Instruction: Retype exactly what runs from the first line of the data to the line with "import * as", keeping both of those lines and skipping pictures.

Source excerpt:
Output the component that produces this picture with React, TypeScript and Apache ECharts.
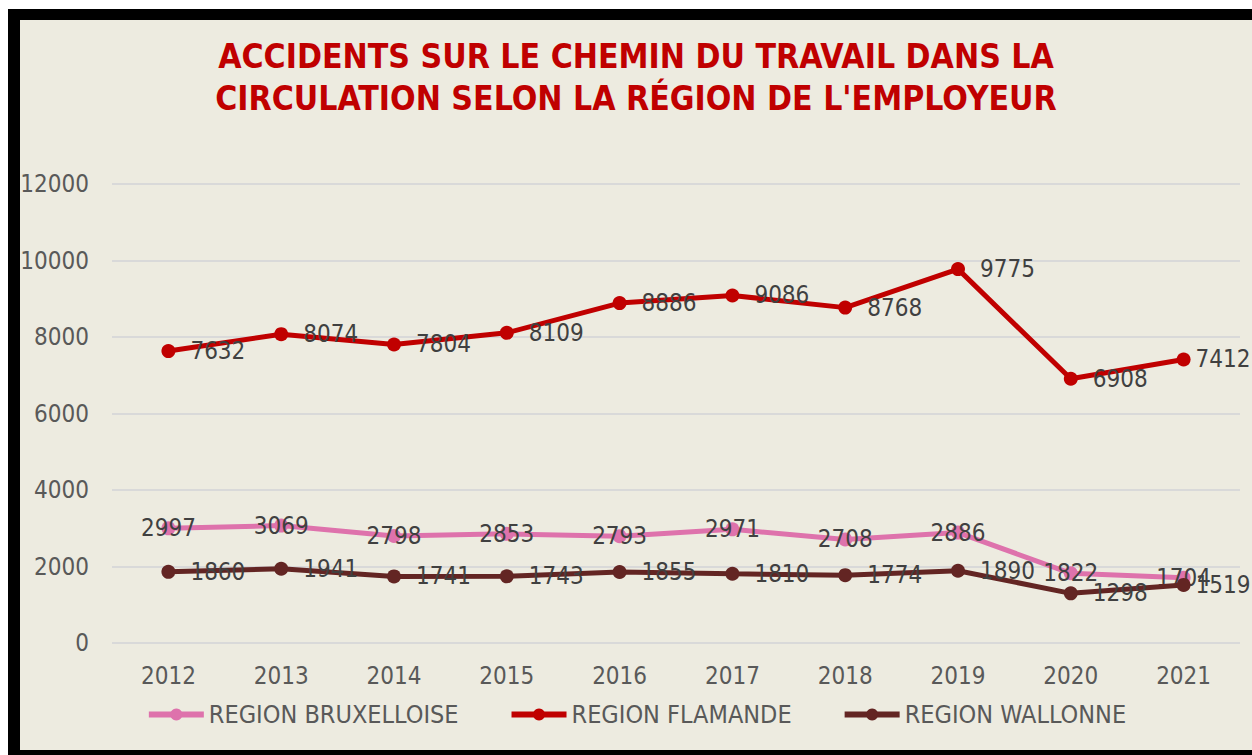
import React, { useEffect, useRef } from "react";
import * as echarts from "echarts";

const years = ["2012", "2013", "2014", "2015", "2016", "2017", "2018", "2019", "2020", "2021"];
const bruxelles = [2997, 3069, 2798, 2853, 2793, 2971, 2708, 2886, 1822, 1704];
const flamande = [7632, 8074, 7804, 8109, 8886, 9086, 8768, 9775, 6908, 7412];
const wallonne = [1860, 1941, 1741, 1743, 1855, 1810, 1774, 1890, 1298, 1519];
const seriesNames = ["REGION BRUXELLOISE", "REGION FLAMANDE", "REGION WALLONNE"];
const titleText = "ACCIDENTS SUR LE CHEMIN DU TRAVAIL DANS LA\nCIRCULATION SELON LA RÉGION DE L'EMPLOYEUR";

const FONT = "'DejaVu Sans Condensed', 'DejaVu Sans', sans-serif";

export default function App() {
  const ref = useRef<HTMLDivElement>(null);
  useEffect(() => {
    if (!ref.current) return;
    const chart = echarts.init(ref.current, null, { renderer: "svg" });
    const labelStyle = { fontFamily: FONT, fontSize: 24, color: "#404040" };
    const mk = (name: string, data: number[], color: string, pos: "right" | "inside", z: number) => ({
      name,
      type: "line",
      data: data.map((v, i) =>
        pos === "right" && i === data.length - 1 ? { value: v, label: { distance: 5 } } : v
      ),
      symbol: "circle",
      symbolSize: 14,
      z,
      lineStyle: { color, width: 5 },
      itemStyle: { color },
      label: {
        show: true,
        position: pos,
        distance: 15,
        ...labelStyle,
      },
    });
    chart.setOption({
      animation: false,
      backgroundColor: "#EDEBE0",
      title: {
        text: titleText,
        left: "center",
        top: 10,
        textStyle: {
          fontFamily: FONT,
          fontWeight: "bold",
          fontSize: 33.5,
          lineHeight: 42,
          color: "#C00000",
        },
      },
      legend: {
        bottom: 18,
        left: "center",
        itemWidth: 55,
        itemHeight: 15,
        itemGap: 50,
        lineStyle: { width: 6 },
        textStyle: { fontFamily: FONT, fontSize: 25, color: "#595959" },
        data: seriesNames,
      },
      grid: { left: 92, right: 12, top: 164, bottom: 107, containLabel: false, outerBoundsMode: "none" },
      xAxis: {
        type: "category",
        data: years,
        axisLine: { show: false },
        axisTick: { show: false },
        axisLabel: { fontFamily: FONT, fontSize: 24, color: "#595959", margin: 21 },
      },
      yAxis: {
        type: "value",
        min: 0,
        max: 12000,
        interval: 2000,
        axisLine: { show: false },
        axisTick: { show: false },
        axisLabel: {
          fontFamily: FONT,
          fontSize: 24,
          color: "#595959",
          margin: 23,
          formatter: (v: number) => String(v),
        },
        splitLine: { lineStyle: { color: "#D9D9D9", width: 2 } },
      },
      series: [
        mk(seriesNames[0], bruxelles, "#DE72AC", "inside", 2),
        mk(seriesNames[1], flamande, "#C00000", "right", 3),
        mk(seriesNames[2], wallonne, "#632523", "right", 4),
      ],
    });
    return () => chart.dispose();
  }, []);
  return (
    <div style={{ position: "fixed", inset: 0, overflow: "hidden", background: "#fff" }}>
      <div style={{ position: "absolute", left: 8, top: 9, width: 1300, height: 800, background: "#000" }}>
        <div ref={ref} style={{ position: "absolute", left: 12, top: 11, width: 1232, height: 730 }} />
      </div>
    </div>
  );
}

Written reply:
Output the component that produces this picture with React, TypeScript and Apache ECharts.
import React, { useEffect, useRef } from "react";
import * as echarts from "echarts";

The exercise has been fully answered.